Dessa forma, podemos concluir que a escolha não apenas juridicamente adequada, mas capaz de melhor garantir a manutenção dos processos empresariais é a prevenção. Obviamente, não é possível pensar em uma adequação sem que haja custos, será necessário treinamento de pessoal para atuarem dentro dos novos parâmetros, possível implementação de novos sistemas e a contratação de serviços jurídicos especializados, mas esses custos tendem a ser bem menores, e bem mais previsíveis, do que aqueles das possíveis multas e indenizações que acabamos de ver.
Além disso, mesmo quando houver alguma das sanções que colocamos anteriormente, a implementação de mecanismos preventivos está prevista na Lei como forma de mitigação dos valores das multas. O Art. 51 §1 dispõe em seus incisos VIII, IX e X sobre a adoção de mecanismos e procedimentos internos de minimização dos danos, políticas de boas práticas e governança e adoção de medidas corretivas, como parâmetros a serem observados pela autoridade na aplicação das sanções.
A adequação à Lei Geral de Proteção de Dados deve compreender a adequação jurídica propriamente dita, que envolve, por exemplo, a atualização de contratos, a adequação dos procedimentos internos e a da tecnologia. Evidentemente, não são processos isolados. Um exemplo simples: se a partir da adequação de recursos de tecnologia forem atualizados servidores, será necessário treinamento dos colaboradores para trabalhar com as novas plataformas. Então, é necessário pensar essa adequação como um processo global pelo qual o empreendimento precisa passar.
Assim, um dos primeiros passos que a empresa precisa dar para se adequar à LGPD é buscar a figura do encarregado, esta é a pessoa que fica responsável por atuar como um canal de comunicação entre o controladores, os titulares dos dados e a autoridade nacional de proteção de dados.
Além disso, a LGPD define como atribuições do encarregado, principalmente em seu inciso III, o dever de orientar os funcionários e os contratados da entidade a respeito das práticas a serem adotadas relacionadas à proteção de dados. Dessa forma, o encarregado assume papel central na definição das políticas de proteção de dados, não sendo apenas um canal de comunicação.

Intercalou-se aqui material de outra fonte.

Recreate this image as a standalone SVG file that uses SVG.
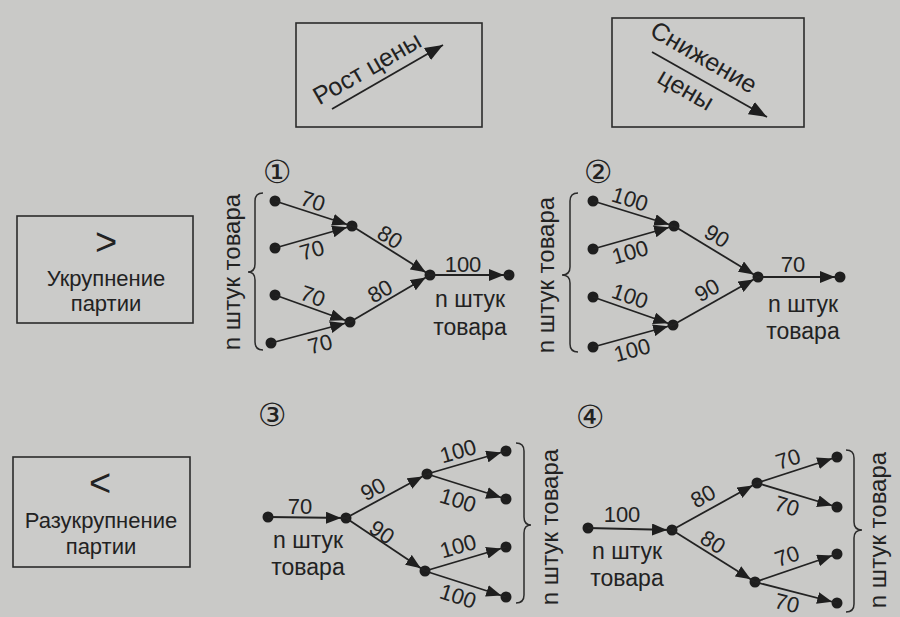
<svg xmlns="http://www.w3.org/2000/svg" width="900" height="617" viewBox="0 0 900 617">
<defs>
<style>
.bg{fill:#c9c9c7}
.box{fill:#cbcbc9;stroke:#2b2b2b;stroke-width:1.6}
.e{stroke:#222;stroke-width:1.8;fill:none;marker-end:url(#ah)}
.big{stroke:#222;stroke-width:1.8;fill:none;marker-end:url(#ahb)}
.n{fill:#1e1e1e}
.br{stroke:#2b2b2b;stroke-width:1.5;fill:none}
text{font-family:"Liberation Sans",Arial,sans-serif;fill:#222}
.lb{font-size:22px;text-anchor:middle}
.tx{font-size:23px;text-anchor:middle}
.tt{font-size:25px;text-anchor:middle}
.bx{font-size:22px;text-anchor:middle}
.num{font-family:"DejaVu Sans",sans-serif;font-size:32px;text-anchor:middle}
.sym{font-size:38px;text-anchor:middle;font-weight:300}
.vt{font-size:24px;text-anchor:middle}
</style>
<marker id="ah" viewBox="0 0 15 12" refX="20" refY="6" markerWidth="15" markerHeight="12" markerUnits="userSpaceOnUse" orient="auto"><path d="M0,0 L15,6 L0,12 z" fill="#1e1e1e"/></marker>
<marker id="ahb" viewBox="0 0 18 14" refX="18" refY="7" markerWidth="18" markerHeight="14" markerUnits="userSpaceOnUse" orient="auto"><path d="M0,0 L18,7 L0,14 z" fill="#1e1e1e"/></marker>
</defs>
<rect class="bg" x="0" y="0" width="900" height="617"/>

<!-- Top boxes -->
<g id="rost">
<rect class="box" x="296" y="23" width="186" height="104"/>
<line class="big" x1="332" y1="109" x2="443" y2="45"/>
<text class="tt" transform="translate(367,68) rotate(-30)" dy="0.35em">Рост цены</text>
</g>
<g id="snizh">
<rect class="box" x="612" y="18" width="192" height="109"/>
<line class="big" x1="652" y1="52" x2="767" y2="117"/>
<text class="tt" transform="translate(704,57) rotate(30)" dy="0.35em">Снижение</text>
<text class="tt" transform="translate(686,89) rotate(30)" dy="0.35em">цены</text>
</g>

<!-- Left boxes -->
<g id="ukr">
<rect class="box" x="17" y="216" width="176" height="107"/>
<text class="sym" x="106" y="255">&gt;</text>
<text class="bx" x="106" y="286">Укрупнение</text>
<text class="bx" x="106" y="311">партии</text>
</g>
<g id="razukr">
<rect class="box" x="13" y="457" width="177" height="110"/>
<text class="sym" x="100" y="496">&lt;</text>
<text class="bx" x="101" y="528">Разукрупнение</text>
<text class="bx" x="101" y="554">партии</text>
</g>

<!-- Diagram 1 -->
<g id="d1">
<text class="num" x="277" y="183">①</text>
<path class="br" d="M263,193 Q255,193 255,201 L255,264 Q255,272 248,272 Q255,272 255,280 L255,342 Q255,350 263,350"/>
<text class="vt" transform="translate(232,272) rotate(-90)" dy="0.35em">n штук товара</text>
<circle class="n" cx="275" cy="201" r="5.5"/>
<circle class="n" cx="275" cy="248" r="5.5"/>
<circle class="n" cx="275" cy="295" r="5.5"/>
<circle class="n" cx="271" cy="343" r="5.5"/>
<circle class="n" cx="352" cy="226" r="5.5"/>
<circle class="n" cx="350" cy="322" r="5.5"/>
<circle class="n" cx="430" cy="275" r="5.5"/>
<circle class="n" cx="509" cy="275" r="5.5"/>
<text class="lb" transform="translate(313,201) rotate(18)" dy="0.35em">70</text>
<text class="lb" transform="translate(312,250) rotate(-16)" dy="0.35em">70</text>
<text class="lb" transform="translate(390,237) rotate(32)" dy="0.35em">80</text>
<text class="lb" transform="translate(380,291) rotate(-30)" dy="0.35em">80</text>
<text class="lb" transform="translate(313,296) rotate(20)" dy="0.35em">70</text>
<text class="lb" transform="translate(320,344) rotate(-15)" dy="0.35em">70</text>
<text class="lb" x="463" y="264" dy="0.35em">100</text>
<text class="tx" x="470" y="307">n штук</text>
<text class="tx" x="470" y="335">товара</text>
</g>

<!-- Diagram 2 -->
<g id="d2">
<text class="num" x="598" y="183">②</text>
<path class="br" d="M578,193 Q570,193 570,201 L570,267 Q570,275 562,275 Q570,275 570,283 L570,344 Q570,352 578,352"/>
<text class="vt" transform="translate(546,275) rotate(-90)" dy="0.35em">n штук товара</text>
<circle class="n" cx="593" cy="201" r="5.5"/>
<circle class="n" cx="593" cy="249" r="5.5"/>
<circle class="n" cx="593" cy="297" r="5.5"/>
<circle class="n" cx="593" cy="347" r="5.5"/>
<circle class="n" cx="674" cy="226" r="5.5"/>
<circle class="n" cx="673" cy="325" r="5.5"/>
<circle class="n" cx="758" cy="277" r="5.5"/>
<circle class="n" cx="840" cy="277" r="5.5"/>
<text class="lb" transform="translate(630,199) rotate(17)" dy="0.35em">100</text>
<text class="lb" transform="translate(630,252) rotate(-16)" dy="0.35em">100</text>
<text class="lb" transform="translate(717,236) rotate(31)" dy="0.35em">90</text>
<text class="lb" transform="translate(707,290) rotate(-30)" dy="0.35em">90</text>
<text class="lb" transform="translate(630,296) rotate(19)" dy="0.35em">100</text>
<text class="lb" transform="translate(632,350) rotate(-15)" dy="0.35em">100</text>
<text class="lb" x="793" y="264" dy="0.35em">70</text>
<text class="tx" x="803" y="312">n штук</text>
<text class="tx" x="803" y="339">товара</text>
</g>

<!-- Diagram 3 -->
<g id="d3">
<text class="num" x="272" y="426">③</text>
<path class="br" d="M516,443 Q524,443 524,451 L524,517 Q524,525 531,525 Q524,525 524,533 L524,595 Q524,603 516,603"/>
<text class="vt" transform="translate(550,527) rotate(-90)" dy="0.35em">n штук товара</text>
<circle class="n" cx="268" cy="517" r="5.5"/>
<circle class="n" cx="346" cy="518" r="5.5"/>
<circle class="n" cx="427" cy="474" r="5.5"/>
<circle class="n" cx="425" cy="571" r="5.5"/>
<circle class="n" cx="506" cy="451" r="5.5"/>
<circle class="n" cx="506" cy="499" r="5.5"/>
<circle class="n" cx="506" cy="547" r="5.5"/>
<circle class="n" cx="506" cy="597" r="5.5"/>
<text class="lb" x="300" y="506" dy="0.35em">70</text>
<text class="tx" x="308" y="548">n штук</text>
<text class="tx" x="308" y="575">товара</text>
<text class="lb" transform="translate(373,489) rotate(-28)" dy="0.35em">90</text>
<text class="lb" transform="translate(382,532) rotate(34)" dy="0.35em">90</text>
<text class="lb" transform="translate(458,451) rotate(-16)" dy="0.35em">100</text>
<text class="lb" transform="translate(458,500) rotate(17)" dy="0.35em">100</text>
<text class="lb" transform="translate(458,546) rotate(-16)" dy="0.35em">100</text>
<text class="lb" transform="translate(458,596) rotate(18)" dy="0.35em">100</text>
</g>

<!-- Diagram 4 -->
<g id="d4">
<text class="num" x="590" y="428">④</text>
<path class="br" d="M846,450 Q854,450 854,458 L854,522 Q854,530 862,530 Q854,530 854,538 L854,604 Q854,612 846,612"/>
<text class="vt" transform="translate(878,530) rotate(-90)" dy="0.35em">n штук товара</text>
<circle class="n" cx="588" cy="528" r="5.5"/>
<circle class="n" cx="672" cy="530" r="5.5"/>
<circle class="n" cx="757" cy="483" r="5.5"/>
<circle class="n" cx="755" cy="582" r="5.5"/>
<circle class="n" cx="837" cy="457" r="5.5"/>
<circle class="n" cx="837" cy="507" r="5.5"/>
<circle class="n" cx="837" cy="554" r="5.5"/>
<circle class="n" cx="837" cy="603" r="5.5"/>
<text class="lb" x="622" y="514" dy="0.35em">100</text>
<text class="tx" x="627" y="559">n штук</text>
<text class="tx" x="627" y="586">товара</text>
<text class="lb" transform="translate(703,496) rotate(-29)" dy="0.35em">80</text>
<text class="lb" transform="translate(713,542) rotate(32)" dy="0.35em">80</text>
<text class="lb" transform="translate(788,459) rotate(-18)" dy="0.35em">70</text>
<text class="lb" transform="translate(787,506) rotate(17)" dy="0.35em">70</text>
<text class="lb" transform="translate(787,556) rotate(-19)" dy="0.35em">70</text>
<text class="lb" transform="translate(787,603) rotate(14)" dy="0.35em">70</text>
</g>

<!-- Connectors -->
<g id="connectors">
<line class="e" x1="275" y1="201" x2="352" y2="226"/>
<line class="e" x1="275" y1="248" x2="352" y2="226"/>
<line class="e" x1="275" y1="295" x2="350" y2="322"/>
<line class="e" x1="271" y1="343" x2="350" y2="322"/>
<line class="e" x1="352" y1="226" x2="430" y2="275"/>
<line class="e" x1="350" y1="322" x2="430" y2="275"/>
<line class="e" x1="430" y1="275" x2="509" y2="275"/>

<line class="e" x1="593" y1="201" x2="674" y2="226"/>
<line class="e" x1="593" y1="249" x2="674" y2="226"/>
<line class="e" x1="593" y1="297" x2="673" y2="325"/>
<line class="e" x1="593" y1="347" x2="673" y2="325"/>
<line class="e" x1="674" y1="226" x2="758" y2="277"/>
<line class="e" x1="673" y1="325" x2="758" y2="277"/>
<line class="e" x1="758" y1="277" x2="840" y2="277"/>

<line class="e" x1="268" y1="517" x2="346" y2="518"/>
<line class="e" x1="346" y1="518" x2="427" y2="474"/>
<line class="e" x1="346" y1="518" x2="425" y2="571"/>
<line class="e" x1="427" y1="474" x2="506" y2="451"/>
<line class="e" x1="427" y1="474" x2="506" y2="499"/>
<line class="e" x1="425" y1="571" x2="506" y2="547"/>
<line class="e" x1="425" y1="571" x2="506" y2="597"/>

<line class="e" x1="588" y1="528" x2="672" y2="530"/>
<line class="e" x1="672" y1="530" x2="757" y2="483"/>
<line class="e" x1="672" y1="530" x2="755" y2="582"/>
<line class="e" x1="757" y1="483" x2="837" y2="457"/>
<line class="e" x1="757" y1="483" x2="837" y2="507"/>
<line class="e" x1="755" y1="582" x2="837" y2="554"/>
<line class="e" x1="755" y1="582" x2="837" y2="603"/>
</g>
</svg>
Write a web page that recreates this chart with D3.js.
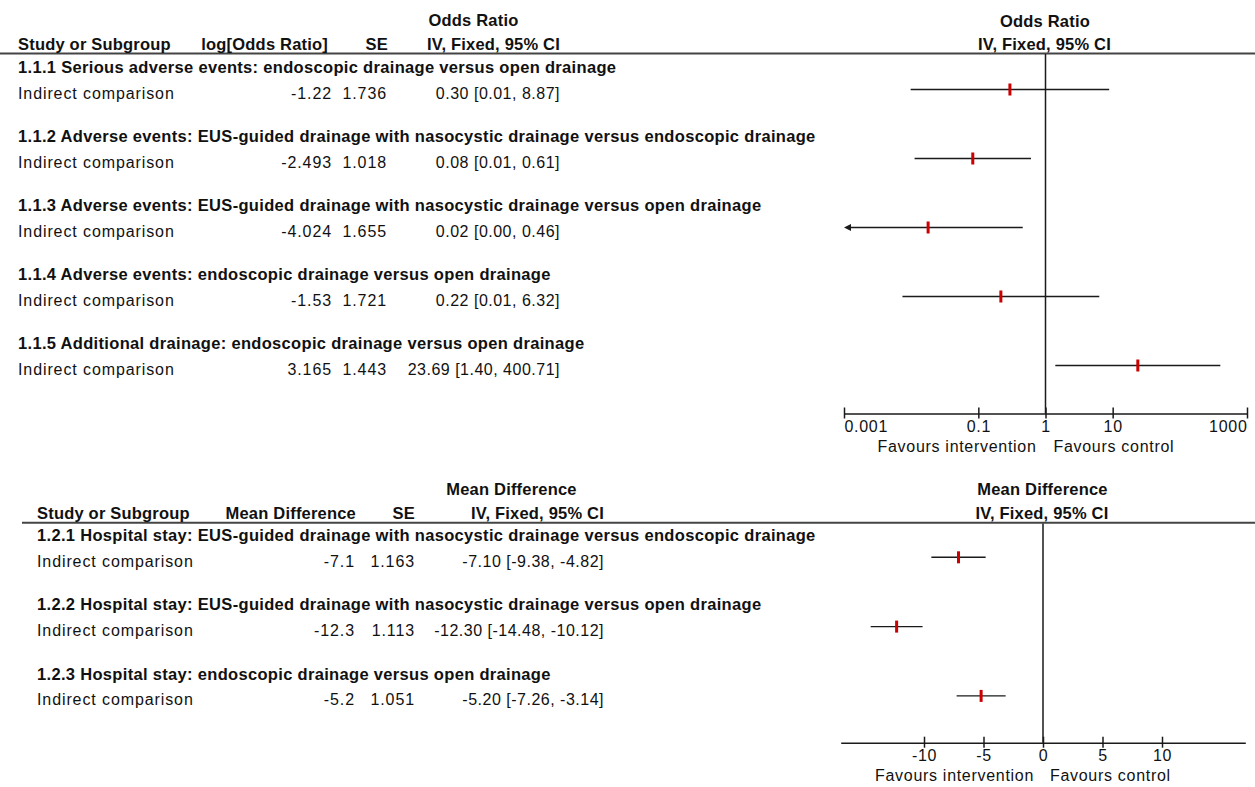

A própria LGPD estabelece os princípios que regem o tratamento de dados pessoais, sendo eles a finalidade, adequação, necessidade, livre acesso, qualidade, transparência, segurança, prevenção, não discriminação e a responsabilização e prestação de contas, conhecido também como accountability.
Faz-se necessário verificar se os processos de tratamento de dados estão adequados aos princípios trazidos pela Lei Geral de Proteção de Dados. Em muitos casos, será detectada a coleta de dados desnecessários, utilizados para finalidades diversas da qual foram obtidos, além de difícil ou inexistente acesso do titular aos dados e mecanismos de retificação. Em todas essas hipóteses, e em muitas outras, haverá a necessidade de adequação dos procedimentos internos.
Assim, ainda que seja inevitável que a adequação à Lei Geral de Proteção de dados implique em custos, é inquestionável que é melhor para a saúde financeira da empresa optar pelos custos previsíveis da adequação do que se submeter ao risco das sanções e da responsabilidade civil, que podem implicar na dificuldade de manutenção da atividade econômica em caso de grandes ou reiterados incidentes.